Soul Train was this initial place for exuberant L.A. dancing. Then it became a place dancers all over the country gravitated to because it was the showcase. Everyone I interviewed said the same thing: I wanted to be where those kids were. I wanted to dance with them.
  1. Soul Train started in Chicago but after a year moved to Los Angeles to go national. What difference did it make that Soul Train hit the big time in L.A.?

    There were a few things about Soul Train coming to L.A. in 1971. There was access to more talent—this was the place where people recorded. There were TV shows and films and more of the performers to put in the show. 1971 was also a big turning point in black culture. Motown Records, the biggest brand in black music, moved out here at that time. Stax Records, the second biggest brand, was doing a lot out here and in fact, they did a big concert out here in 1972. 1971 was also one of high points of the blaxploitation movie movement. So you had a critical mass of energy in L.A. around black culture.

    Then there was Locke High School. After the Watts riots in 1965, there was a lot of talk about city government doing more for the black community, and one of the things that did happen was the creation of Alain Locke High School, which was intended as a music and arts high school. Don Cornelius visited Locke’s summer program to talk about a special show he was going to do involving R&B artists and dancing; he wanted kids from the community to participate. Patrice Rushen, the composer and singer, was recruited from Locke to be on Soul Train. The program even sent over a bus and loaded the kids into it and drove them over to the KTTV studios on Sunset Boulevard in Hollywood. Rushen became part of the first class of dancers. She was more interested in music, but she was able to get intimate and see the performers up-close during the show, and of course that was her aspiration. She became one of rare group of people who actually danced on the show and later on performed on the show as a musician—along with people like Jody Watley and Nick Cannon.

  2. You quote Cornelius in the book discussing L.A. dancers: “If you had given me a choice, I would have said to all of them, Please don’t dance like that. It’s nasty, okay? It’s not cool.” What he was reacting to?

    Don was a Chicagoan.
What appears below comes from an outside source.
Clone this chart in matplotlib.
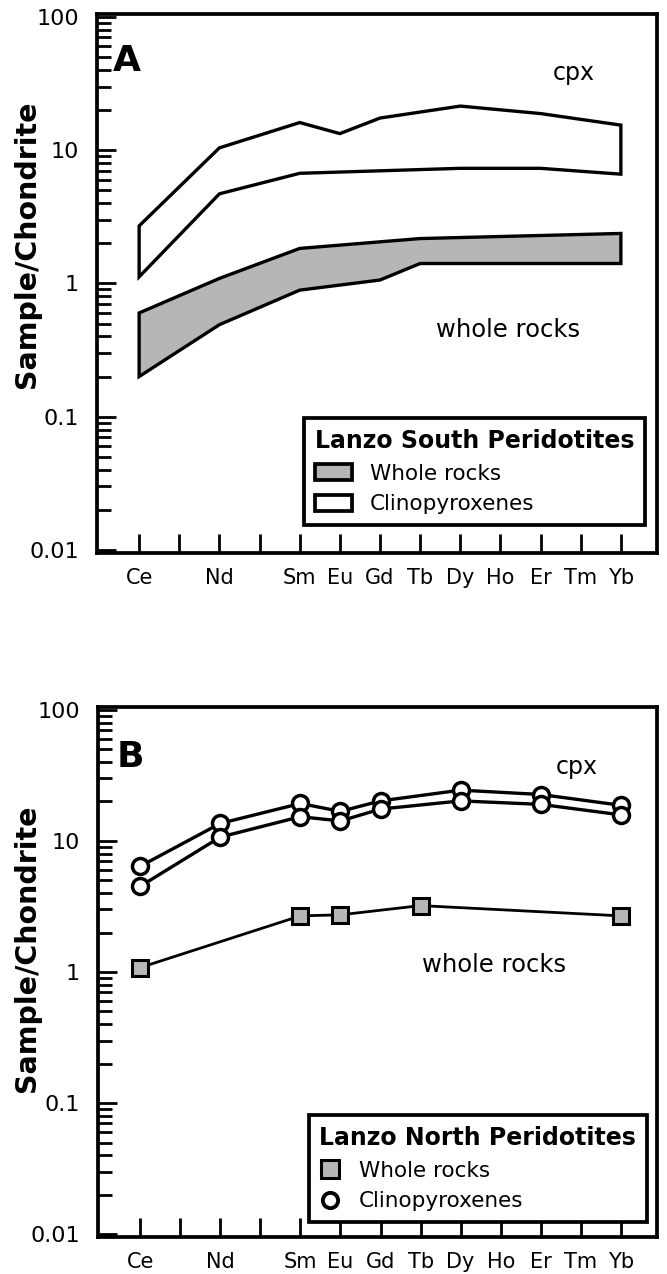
import numpy as np
import matplotlib
matplotlib.use('Agg')
import matplotlib.pyplot as plt
from matplotlib.patches import Patch
from matplotlib.lines import Line2D
from matplotlib.ticker import LogLocator, FixedLocator, NullFormatter

plt.rcParams['font.family'] = ['DejaVu Sans']

# REE order on the x axis (Pr and Pm get ticks but no label)
ree = ['Ce', 'Pr', 'Nd', 'Pm', 'Sm', 'Eu', 'Gd', 'Tb', 'Dy', 'Ho', 'Er', 'Tm', 'Yb']
ree_labels = ['Ce', '', 'Nd', '', 'Sm', 'Eu', 'Gd', 'Tb', 'Dy', 'Ho', 'Er', 'Tm', 'Yb']
yticks = [0.01, 0.1, 1, 10, 100]
ytick_labels = ['0.01', '0.1', '1', '10', '100']

# panel A - Lanzo South envelopes
a_cpx_hi_el = ['Ce', 'Nd', 'Sm', 'Eu', 'Gd', 'Dy', 'Er', 'Yb']
a_cpx_hi = [2.7, 10.4, 16.1, 13.3, 17.4, 21.4, 18.8, 15.4]
a_cpx_lo_el = ['Ce', 'Nd', 'Sm', 'Dy', 'Er', 'Yb']
a_cpx_lo = [1.12, 4.7, 6.7, 7.3, 7.3, 6.6]
a_wr_hi_el = ['Ce', 'Nd', 'Sm', 'Tb', 'Yb']
a_wr_hi = [0.6, 1.09, 1.83, 2.17, 2.37]
a_wr_lo_el = ['Ce', 'Nd', 'Sm', 'Gd', 'Tb', 'Yb']
a_wr_lo = [0.2, 0.49, 0.89, 1.06, 1.41, 1.41]

# panel B - Lanzo North samples
b_cpx_el = ['Ce', 'Nd', 'Sm', 'Eu', 'Gd', 'Dy', 'Er', 'Yb']
b_cpx1 = [6.4, 13.6, 19.3, 16.8, 20.2, 24.4, 22.6, 18.7]
b_cpx2 = [4.5, 10.7, 15.3, 14.2, 17.5, 20.2, 19.0, 15.8]
b_wr_el = ['Ce', 'Sm', 'Eu', 'Tb', 'Yb']
b_wr = [1.08, 2.68, 2.73, 3.21, 2.68]

GRAY = '#b6b6b6'
LW = 2.4


def pos(els):
    return [ree.index(e) for e in els]


def style_axes(ax):
    ax.set_yscale('log')
    ax.set_ylim(0.0095, 105)
    ax.set_xlim(-1.05, 12.9)
    ax.set_xticks(range(len(ree)))
    ax.set_xticklabels(ree_labels, fontsize=15)
    ax.yaxis.set_major_locator(FixedLocator(yticks))
    ax.set_yticklabels(ytick_labels, fontsize=16)
    ax.yaxis.set_minor_locator(LogLocator(base=10, subs=np.arange(2, 10)))
    ax.yaxis.set_minor_formatter(NullFormatter())
    ax.tick_params(axis='y', which='major', direction='in', length=14, width=2, pad=13)
    ax.tick_params(axis='y', which='minor', direction='in', length=10, width=2)
    ax.tick_params(axis='x', which='major', direction='in', length=14, width=2, pad=11)
    ax.tick_params(top=False, right=False)
    for s in ax.spines.values():
        s.set_linewidth(2.7)


def envelope(ax, hi_el, hi, lo_el, lo, fc):
    xs = pos(hi_el) + pos(lo_el)[::-1]
    ys = list(hi) + list(lo)[::-1]
    ax.fill(xs, ys, facecolor=fc, edgecolor='black', linewidth=LW, zorder=3)


def legend(ax, handles, title, anchor, hlen):
    leg = ax.legend(handles=handles, title=title, loc='upper right',
                    bbox_to_anchor=anchor, borderaxespad=0, fontsize=15.5,
                    title_fontproperties={'weight': 'bold', 'size': 17}, fancybox=False,
                    framealpha=1, edgecolor='black', handlelength=hlen, handleheight=0.8,
                    handletextpad=0.85, labelspacing=0.5, borderpad=0.5)
    leg.get_frame().set_linewidth(2.7)
    leg._legend_box.align = 'left'
    return leg


fig = plt.figure(figsize=(6.67, 12.74), dpi=100)

# ---- panel A
axA = fig.add_axes([0.1454, 0.566, 0.8396, 0.423])
style_axes(axA)
envelope(axA, a_cpx_hi_el, a_cpx_hi, a_cpx_lo_el, a_cpx_lo, 'white')
envelope(axA, a_wr_hi_el, a_wr_hi, a_wr_lo_el, a_wr_lo, GRAY)
axA.text(0.028, 0.912, 'A', transform=axA.transAxes, fontsize=26, fontweight='bold', va='center')
axA.text(0.852, 0.89, 'cpx', transform=axA.transAxes, fontsize=17, ha='center', va='center')
axA.text(0.734, 0.414, 'whole rocks', transform=axA.transAxes, fontsize=17.5, ha='center', va='center')
hA = [Patch(facecolor=GRAY, edgecolor='black', linewidth=2.7, label='Whole rocks'),
      Patch(facecolor='white', edgecolor='black', linewidth=2.7, label='Clinopyroxenes')]
legend(axA, hA, 'Lanzo South Peridotites', (0.979, 0.25), 1.7)
fig.text(0.04, 0.8085, 'Sample/Chondrite', rotation=90, fontsize=20.5, fontweight='bold',
         ha='center', va='center')

# ---- panel B
axB = fig.add_axes([0.147, 0.029, 0.838, 0.416])
style_axes(axB)
for vals in (b_cpx1, b_cpx2):
    axB.plot(pos(b_cpx_el), vals, color='black', lw=LW, marker='o', ms=11.5,
             mfc='white', mec='black', mew=2.5, zorder=3)
axB.plot(pos(b_wr_el), b_wr, color='black', lw=2.0, marker='s', ms=11.5,
         mfc=GRAY, mec='black', mew=2.2, zorder=3)
axB.text(0.034, 0.905, 'B', transform=axB.transAxes, fontsize=26, fontweight='bold', va='center')
axB.text(0.857, 0.887, 'cpx', transform=axB.transAxes, fontsize=17, ha='center', va='center')
axB.text(0.708, 0.513, 'whole rocks', transform=axB.transAxes, fontsize=17.5, ha='center', va='center')
hB = [Line2D([], [], ls='none', marker='s', ms=13, mfc=GRAY, mec='black', mew=2.2, label='Whole rocks'),
      Line2D([], [], ls='none', marker='o', ms=11, mfc='white', mec='black', mew=2.8, label='Clinopyroxenes')]
legend(axB, hB, 'Lanzo North Peridotites', (0.982, 0.23), 1.0)
fig.text(0.04, 0.256, 'Sample/Chondrite', rotation=90, fontsize=20.5, fontweight='bold',
         ha='center', va='center')

fig.savefig('out.png', dpi=100)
He was the embodiment of cool—a certain kind of reserved charisma, if you will. That was a style of movement, a style of being that came out of the black community in the post-war period—Don was very much an exemplar of that. When Don danced, Don danced really cool. He didn’t really sweat. He had a nice kind of groovy move. The California style of dance was much more exuberant, much showier. At first, he was like, “Whoa.” He didn’t really understand it. But he put it on the air and found it was incredibly captivating.

    One thing you’ll see throughout Don’s career, and especially with Soul Train, is that he sees something he may personally not love, but he will adjust to it if he feels as if the audience wants to see that. It’s similar to his relationship with hip-hop. He didn’t really love hip-hop, but the audience was demanding it, and so he went with it. From Kurtis Blow and Sugar Hill Gang in the early 1980s up until Don stopped hosting the show in 1993, he had lots and lots of rappers on. For many of them, it was their first TV experience. Blow was the first MC on the show; Don said he didn’t know why everyone was making so much fuss about hip-hop. It was quite a moment. It sort of exemplified the way the black adult world felt about hip-hop. They just didn’t get it, and they were vaguely threatened by it. And if you look back, that was very benign hip-hop compared to what came later.
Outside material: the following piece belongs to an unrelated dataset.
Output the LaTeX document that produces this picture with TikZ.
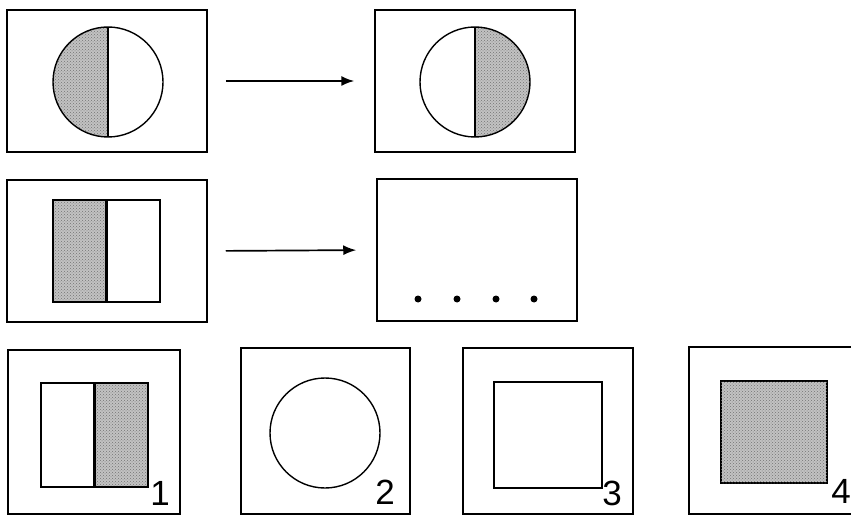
\documentclass[tikz,border=0pt]{standalone}
\usepackage{fontspec}
\setmainfont{Liberation Sans}
\usetikzlibrary{positioning, arrows.meta, patterns}

\begin{document}
\begin{tikzpicture}[x=1pt, y=-1pt,
  frame/.style={draw, line width=1.5pt, inner sep=0pt},
  fig/.style={draw, line width=1.4pt, inner sep=0pt},
  dotfill/.style={fill=black!24, postaction={pattern=crosshatch dots, pattern color=black!55}},
  leftshaded/.style={path picture={
      \fill[dotfill] (path picture bounding box.north west) rectangle (path picture bounding box.south);
      \draw[line width=2.6pt] (path picture bounding box.north) -- (path picture bounding box.south);}},
  rightshaded/.style={path picture={
      \fill[dotfill] (path picture bounding box.north) rectangle (path picture bounding box.south east);
      \draw[line width=2.6pt] (path picture bounding box.north) -- (path picture bounding box.south);}},
  num/.style={font=\fontsize{35}{35}\selectfont, inner sep=0pt},
  flow/.style={-{Latex[length=13pt, width=10pt]}, line width=1.7pt, shorten <=18pt, shorten >=20pt}]

  \useasboundingbox (0,0) rectangle (851,516);

  % first pair
  \node[frame, minimum width=200pt, minimum height=142pt] (f-a1) at (107,81) {};
  \node[frame, minimum width=200pt, minimum height=142pt] (f-a2) at (475,81) {};
  \node[fig, circle, minimum size=110pt, leftshaded] (c-a1) at (108,82) {};
  \node[fig, circle, minimum size=110pt, rightshaded] (c-a2) at (475,82) {};
  \draw[flow] (f-a1.east) -- (f-a2.west);

  % second pair
  \node[frame, minimum width=200pt, minimum height=142pt] (f-b1) at (107,251) {};
  \node[frame, minimum width=200pt, minimum height=142pt] (f-b2) at (477,250) {};
  \node[fig, minimum width=107pt, minimum height=102pt, leftshaded] (r-b1) at (106.5,251) {};
  \foreach \i/\x in {1/418, 2/457, 3/496, 4/534}
    \node[circle, fill=black, minimum size=7pt, inner sep=0pt] (dot-\i) at (\x,299) {};
  \draw[flow] (f-b1.east) -- (f-b2.west);

  % answers
  \node[frame, minimum width=172pt, minimum height=164pt] (f-c1) at (94,432) {};
  \node[frame, minimum width=169pt, minimum height=166pt] (f-c2) at (325.5,431) {};
  \node[frame, minimum width=170pt, minimum height=166pt] (f-c3) at (548,431) {};
  \node[frame, minimum width=180pt, minimum height=167pt] (f-c4) at (779,430.5) {};

  \node[fig, minimum width=107pt, minimum height=104pt, rightshaded] (r-c1) at (94.5,435) {};
  \node[fig, circle, minimum size=110pt] (c-c2) at (325,433) {};
  \node[fig, minimum width=108pt, minimum height=106pt] (r-c3) at (548,435) {};
  \node[fig, minimum width=106pt, minimum height=102pt, dotfill] (r-c4) at (774,432) {};

  \node[num] (lbl-1) at (160,493) {1};
  \node[num] (lbl-2) at (385,492) {2};
  \node[num] (lbl-3) at (612,493) {3};
  \node[num] (lbl-4) at (841,491) {4};

\end{tikzpicture}
\end{document}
  3. How would you describe the L.A. style when you say it’s “flamboyant”?

    There were a number of clubs here at that time. Probably the most important one for Soul Train was Maverick’s Flat, which was the chief showbiz space for black talent in L.A. Richard Pryor did comedy there. Earth, Wind & Fire was at one point the house band. Lakeside played there. So they had great musicians. And the dancers who came through were flamboyant. Put it this way: Locking was created here in Los Angeles. And the dancers who popularized it came out of Maverick’s Flat. There was a kind of creativity and exuberance and willingness to look a little crazy. That began to attract people. From the Bay Area, you had the Electric Boogaloos, the dance crew who brought popping down here. Tyrone Proctor, who is from Philadelphia, came here and popularized waacking. In a sense, Soul Train was this initial place for exuberant L.A. dancing. Then it became a place dancers all over the country gravitated to because it was the showcase. Everyone I interviewed said the same thing: I wanted to be where those kids were. I wanted to dance with them.
  4. Which of the many L.A. dancers you profiled for your book is your favorite and why?

    Jody Watley. She tells a funny story: She wanted to be on Soul Train for a while as a teenager. She was brought on by a guy whose regular partner didn’t show up. She loved it, but she didn’t get asked back. When she finally got on as a regular, she became part of a crew called the Outrageous Waack Dancers. They brought this kind of dancing that came out of gay club scene. It was a precursor to voguing, which people know now. Jody became a fashion icon. She had a kind of a Pointer Sisters-y thing going on—retro, but contemporary. A lot of people forget that the 1970s style, the disco style, had a lot of echoes of 1940s style, and she was able to embody that. Jody was really a star. It was one reason she got into Shalamar, a music group spun off of Soul Train—she could sing, but it was her look. She was one of the most identifiable dancers not just because of her beauty but because of her dress style.
  5. I was particularly struck by your profile of Cheryl Song—“the Asian girl with the long hair”—how did she end up on Soul Train? And did people think it was weird?

    Cheryl’s family moved into a black neighborhood in L.A., I guess to save money. She said her parents were not actually that friendly to black people and had stereotypes even though they lived in a predominantly black neighborhood. She went to Dorsey High School. She had a lot of friends and loved to dance. She would basically sneak out. For a long time, her parents didn’t know she was on Soul Train. They didn’t know anybody else who watched the show. It was one weekend a month, so you could spend a Saturday there, go back to the set on Sunday, and then go home and get away with it by telling your parents you were doing a sleepover.

    Cheryl was probably the most visible non-black on the show. There were other white dancers on the show, but people don’t remember them. Everyone seems to remember Cheryl. It’s probably because her hair was so damn long. If she had been an Asian girl with shorter hair, it might have been a different thing. The long hair stuck. She danced all right, but it was really her whole look and her hair—the whole California thing.